Wahlschlappe für Lafontaine

Von Günter Hellmich |
Er gibt es nicht zu. Und so selbstverliebt wie Oskar Lafontaine ist, glaubt er es selbst vermutlich wirklich nicht. Aber: Dieses Abstimmungsergebnis ist für ihn eine Niederlage. Neu Prozent weniger als im vorigen Jahr sind nicht nur die Quittung für den autoritären Führungsstil des Napoleon von der Saar, sondern auch ein Denkzettel dafür, dass er bei jedem Auftritt klarmacht, dass für ihn nichts anderes zählt als sein Privatkrieg gegen die SPD.
Insbesondere für die ostdeutschen Linken die durchaus an weiteren Regierungskoalitionen mit der SPD interessiert sind, ist das keine akzeptable Linie. Dass Parteigeschäftsführer Dietmar Bartsch und der Co-Vorsitzende Bisky ihre Ergebnisse bei der Vorstandswahl verbessern oder halten konnten, muss Lafontaine doppelt ärgern. Er wird das als Übergangserscheinung werten, als normale Reaktion im Ost- West Integrationsprozess der fusionierten Partei, und insgeheim vermutlich auf die dummen Ossis schimpfen, die nicht begreifen, dass er gerade dabei ist eine historische Rolle zu übernehmen.

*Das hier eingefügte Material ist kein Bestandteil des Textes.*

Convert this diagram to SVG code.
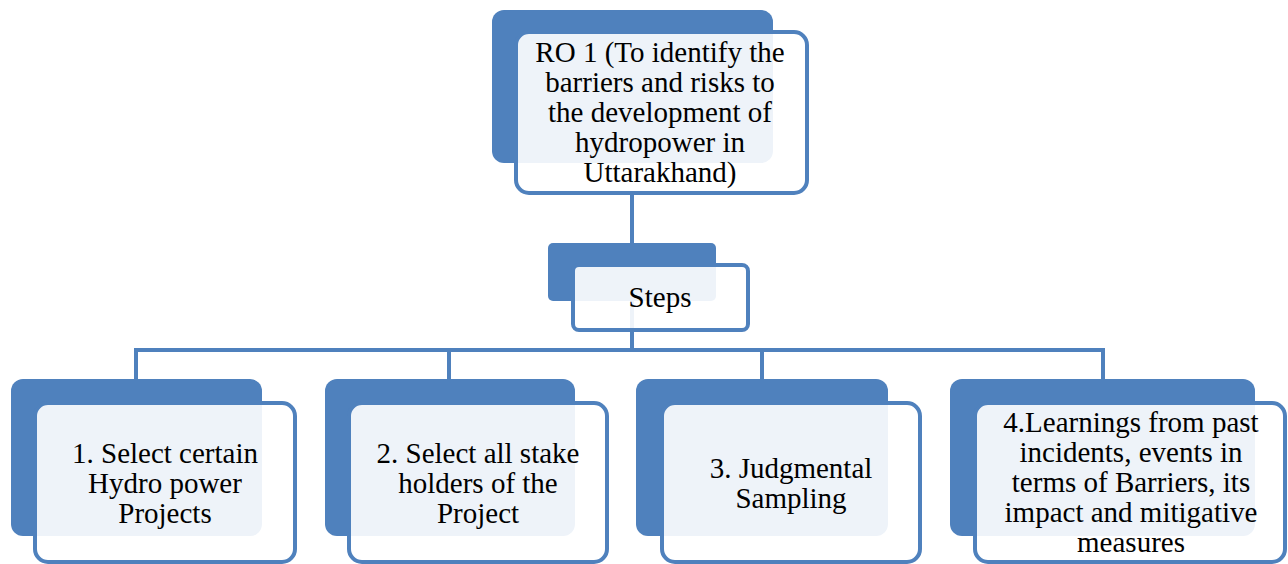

Das legt zumindest seine Parteitagsrede nahe, in der Oskar Lafontaine mit gewohnt eindringlicher Rhetorik seine Traditionslinie zu Karl Liebknecht und Rosa Luxemburg zog und oben drein den "Wind der Geschichte" als Antriebskraft für seine Politik reklamierte. So groß der vor allem hinter vorgehaltener Hand geäußerte Unmut vieler ostdeutscher Genossen über Lafontaine ist – die große Mehrheit hat ihn dennoch gewählt. Weil die nämlich noch immer fasziniert ist vom Erfolg, den seine populistischen Auftritte bei den Wählern im Westen haben. Weil erst Lafontaine damit die PDS zu einer wirklichen Größe in der bundesrepublikanischen Politik gemacht hat, scheuen viele, die ihn eigentlich satt haben vor der Konsequenz ihn nicht zu wählen. Deshalb hinterlässt dieser Parteitag einen zwiespältigen Eindruck:

Die gelbe Karte für Lafontaine ist der Hinweis, dass nicht alle den Weg in den zumindest verbalen Fundamentalismus mitgehen wollen. Ebenso die Abstimmungsergebnisse, mit denen entsprechende Änderungen des Leitantrages abgewehrt wurden. Andererseits folgt die Partei dem Populismus Lafontaines, indem sie illusionäre Forderungen wie ein jährliches Investitionsprogramm von 50 Milliarden Euro beschließt. Obendrein machten die Redebeiträge vieler westdeutscher Linke klar, dass Lafontaine ein Potenzial von Leuten in die Partei geführt hat, die für realistische Politik nicht in Frage kommen, weil sie erst nach der Revolution oder überhaupt nicht regieren wollen. Die Frage quo vadis hat die Partei in Cottbus nicht beantwortet.